Signatures are referred to by combining the first author's name of the corresponding publication as a prefix, with number of constituent genes as a suffix. For signatures where not all constituent genes were identifiable in the RNA sequencing data (eg, due to records being withdrawn), the suffix indicates the number of identifiable genes included in this analysis. Log2-transformed transcripts per million data used to calculate all signatures, unless otherwise specified. NA=not applicable. SVM=support vector machine. LASSO=least absolute shrinkage and selection operator.

*

Indicates total number of eligible signatures discovered in each study.

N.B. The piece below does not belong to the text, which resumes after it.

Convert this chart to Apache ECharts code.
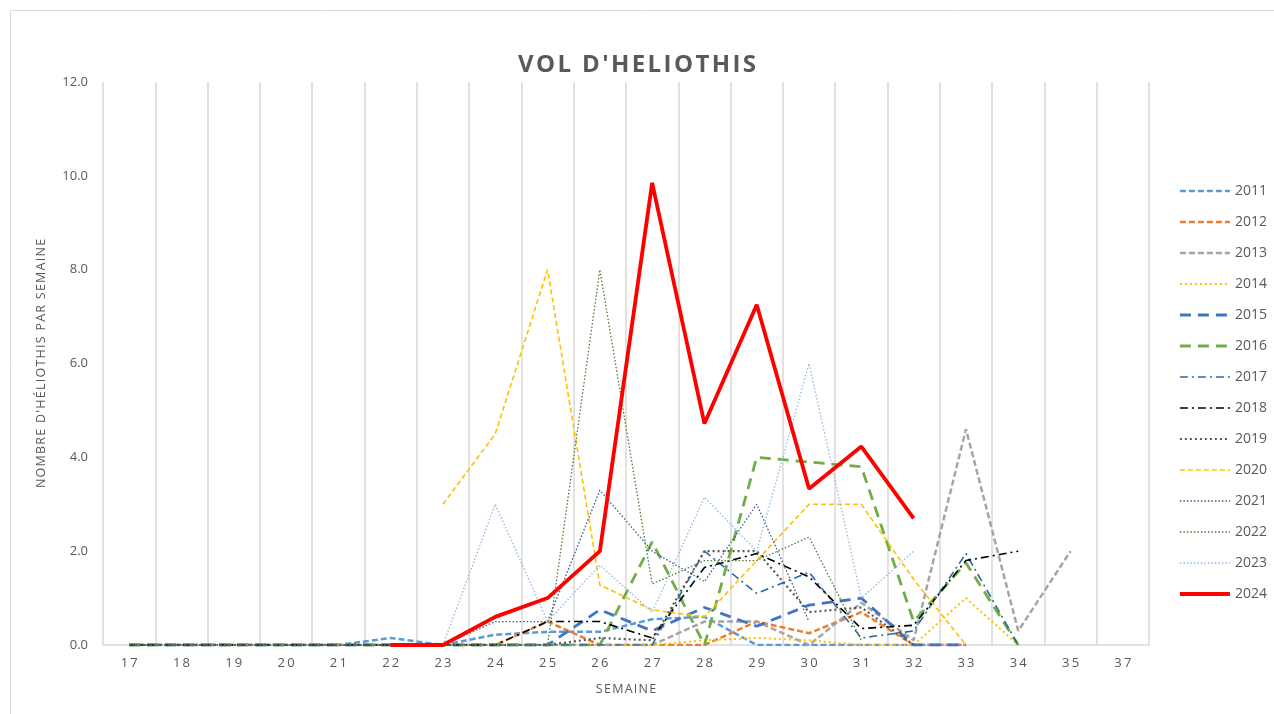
<!DOCTYPE html>
<html>
<head>
<meta charset="utf-8">
<script src="https://cdn.jsdelivr.net/npm/echarts@6/dist/echarts.min.js"></script>
<style>html,body{margin:0;padding:0;background:#fff;}#c{width:1274px;height:714px;}</style>
</head>
<body>
<div id="c"></div>
<script>
const weeks = ['17','18','19','20','21','22','23','24','25','26','27','28','29','30','31','32','33','34','35','37'];
const yTicks = [0, 2, 4, 6, 8, 10, 12];
const s2011 = [0,0,0,0,0,0.15,0,0.22,0.28,0.28,0.55,0.6,0,0,0,0,0,null,null,null];
const s2012 = [0,0,0,0,0,0,0,0,0.5,0,0,0,0.5,0.25,0.7,0,0,null,null,null];
const s2013 = [0,0,0,0,0,0,0,0,0,0,0,0.5,0.5,0,0.9,0.1,4.6,0.3,2.0,null];
const s2014 = [0,0,0,0,0,0,0,0,0,0,0,0.1,0.15,0.1,0,0,1.0,0,null,null];
const s2015 = [0,0,0,0,0,0,0,0,0,0.75,0.3,0.8,0.4,0.85,1.0,0,0,null,null,null];
const s2016 = [0,0,0,0,0,0,0,0,0,0,2.2,0,4.0,3.9,3.8,0.5,1.75,0,null,null];
const s2017 = [0,0,0,0,0,0,0,0,0,0,0,2.0,1.1,1.55,0.15,0.3,1.95,0,null,null];
const s2018 = [0,0,0,0,0,0,0,0,0.5,0.5,0.15,1.65,1.95,1.45,0.35,0.42,1.8,2.0,null,null];
const s2019 = [0,0,0,0,0,0,0,0,0,0.15,0.1,2.0,2.0,0.7,0.8,0,null,null,null,null];
const s2020 = [null,null,null,null,null,null,3.0,4.5,8.0,1.28,0.75,0.6,1.8,3.0,3.0,1.4,0,null,null,null];
const s2021 = [0,0,0,0,0,0,0,0.5,0.5,3.3,2.0,1.35,3.0,0.5,null,null,null,null,null,null];
const s2022 = [0,0,0,0,0,0,0,0,0,8.0,1.3,1.8,1.8,2.3,0.1,null,null,null,null,null];
const s2023 = [null,null,null,null,null,null,0,3.0,0.5,1.7,0.7,3.15,2.0,6.0,1.0,2.0,null,null,null,null];
const s2024 = [null,null,null,null,null,0,0,0.6,1.0,2.0,9.85,4.72,7.25,3.33,4.23,2.7,null,null,null,null];

const styles = [
  {name:'2011', data:s2011, color:'#5B9BD5', width:2.5, type:[6,3]},
  {name:'2012', data:s2012, color:'#ED7D31', width:2.5, type:[6,3]},
  {name:'2013', data:s2013, color:'#A5A5A5', width:2.5, type:[6,3]},
  {name:'2014', data:s2014, color:'#FFC000', width:2, type:[2,3]},
  {name:'2015', data:s2015, color:'#4472C4', width:2.8, type:[11,7]},
  {name:'2016', data:s2016, color:'#70AD47', width:2.8, type:[11,7]},
  {name:'2017', data:s2017, color:'#2E67A8', width:1.6, type:[8,4,2,4]},
  {name:'2018', data:s2018, color:'#000000', width:1.6, type:[8,4,2,4]},
  {name:'2019', data:s2019, color:'#595959', width:2.2, type:[2,3]},
  {name:'2020', data:s2020, color:'#FFC000', width:1.6, type:[5,3]},
  {name:'2021', data:s2021, color:'#3C5A8C', width:1.3, type:[1.5,2]},
  {name:'2022', data:s2022, color:'#4F7A30', width:1.3, type:[1.5,2]},
  {name:'2023', data:s2023, color:'#8DB8E4', width:1.3, type:[1.5,2]},
  {name:'2024', data:s2024, color:'#FF0000', width:3.8, type:'solid'}
];

const spaced = t => t.split('').join('\u200A');
const chart = echarts.init(document.getElementById('c'));
const font = 'Open Sans';
chart.setOption({
  animation: false,
  backgroundColor: '#fff',
  textStyle: {fontFamily: font},
  graphic: [{type:'rect', shape:{x:10.5,y:10.5,width:1400,height:900}, style:{fill:'none', stroke:'#d9d9d9', lineWidth:1}}],
  title: {
    text: spaced("VOL D'HELIOTHIS"),
    left: 'center', top: 48,
    textStyle: {fontSize: 24, fontWeight: 'bold', color: '#595959', fontFamily: font}
  },
  legend: {
    orient: 'vertical', left: 1173, top: 179,
    itemWidth: 50, itemHeight: 14, itemGap: 17,
    itemStyle: {opacity: 0},
    textStyle: {fontSize: 14, color: '#595959', fontFamily: font},
    data: styles.map(s => ({name: s.name, lineStyle: {color: s.color, width: s.width, type: s.type}}))
  },
  grid: {left: 103, right: 125, top: 82, bottom: 69},
  xAxis: {
    type: 'category', data: weeks, boundaryGap: true,
    name: spaced('SEMAINE'), nameLocation: 'middle', nameGap: 38,
    nameTextStyle: {fontSize: 12.5, color: '#595959'},
    axisLine: {show: true, lineStyle: {color: '#d9d9d9', width: 1.5}},
    axisTick: {show: false},
    splitLine: {show: true, lineStyle: {color: '#d9d9d9', width: 1.5}},
    axisLabel: {fontSize: 13, color: '#595959', margin: 12, formatter: v => v.split('').join('\u2009')}
  },
  yAxis: {
    type: 'value', min: yTicks[0], max: yTicks[yTicks.length-1], interval: 2,
    name: spaced("NOMBRE D'HÉLIOTHIS PAR SEMAINE"), nameLocation: 'middle', nameGap: 55,
    nameTextStyle: {fontSize: 12.5, color: '#595959'},
    axisLine: {show: false}, axisTick: {show: false}, splitLine: {show: false},
    axisLabel: {fontSize: 13, color: '#595959', margin: 15, formatter: v => v.toFixed(1)}
  },
  series: styles.map(s => ({
    name: s.name, type: 'line', data: s.data, symbol: 'none', connectNulls: false,
    color: s.color,
    lineStyle: {color: s.color, width: s.width, type: s.type},
    itemStyle: {color: s.color},
    z: s.name === '2024' ? 5 : 2
  }))
});
</script>
</body>
</html>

Where multiple signatures were discovered for the same intended purpose and from the same training dataset, we included the signature with greatest accuracy, as defined by the area under the receiver operating characteristic curve in the validation data. Where accuracy was equivalent, we included the most parsimonious signature.

Anderson38 included 42 genes in the original, Huang11 had 13, Kaforou25 had 27, and Walter45 had 51 (genes not included in current models were either duplicates or not identifiable in RNA sequencing data).

For disease risk scores, the sum of downregulated genes was subtracted from the sum of upregulated genes. For unsigned sums and modified disease risk scores, genes were summed, irrespective of their direction of regulation.

§

Calculated using non-log-transformed data using model coefficients from original publication.

Required normalisation of the training and test sets. This was done for each gene by subtracting the mean expression across all samples in the dataset and dividing by the SD.

Calculated using non-log-transformed counts per million data with trimmed mean of M-values normalisation, as per original description.

**

Modelling approach was not clear from the original description. We recreated this using two approaches: as a simple equation of gene pairs ((GAS6+SEPT4)–(CD1C+BLK)) and as an SVM using the four constituent gene pairs, as previously described.35 Because the former approach achieved marginally better performance that was closer to the authors' original description in their test dataset, this was included in the final analysis.